Click Next, and then deploy your connector.
Testing the Connector
The easiest way (probably) to test the connector is by using the kafka-console-producer via ssh'ing into one of the broker nodes. And yes, I completely hand-waved over the complications of configuring the SSL properties for the console producer. For info on how to set that up, see this article (https://community.cloudera.com/t5/Community-Articles/Configuring-Kafka-Console-Producer-Consumer-on-...)
The console producer only requires minimal information to produce messages, primarily consisting of the brokers and the topic to which you want to publish. The producer.config file handles the ssl configuration and is detailed here. The topic we're using is the same topic we listed in the connect configuration parameter topics and also the snowflake.topic2table.map.

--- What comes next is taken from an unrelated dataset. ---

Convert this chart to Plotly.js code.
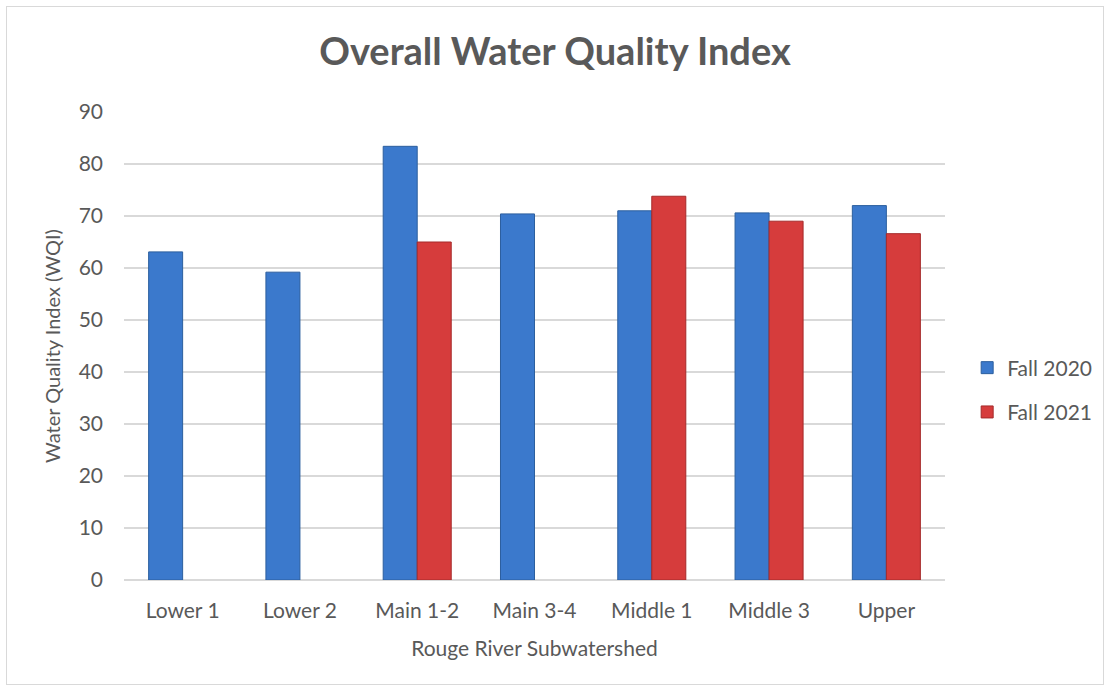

kafka-console-producer --broker-list cnelson2-streams-snowflake-corebroker0.se-sandb.a465-9q4k.cloudera.site:9093,cnelson2-streams-snowflake-corebroker1.se-sandb.a465-9q4k.cloudera.site:9093,cnelson2-streams-snowflake-corebroker2.se-sandb.a465-9q4k.cloudera.site:9093 \
--topic sample.topic \
--producer.config kafka-ssl.config
Once it gets rolling, it quietly waits for user input to publish to the topic, which our KConnect Snowflake sink connector will then consume those messages and send them to our Snowflake table. Let's see it in action.
Messages are produced....
And eventually you can see them in Snowflake. Note that the records will show up in your Snowflake table in "near real time," which in the real world means within a minute or so, but probably depends on a number of factors.
From here, it's up to you to monetize your new skills.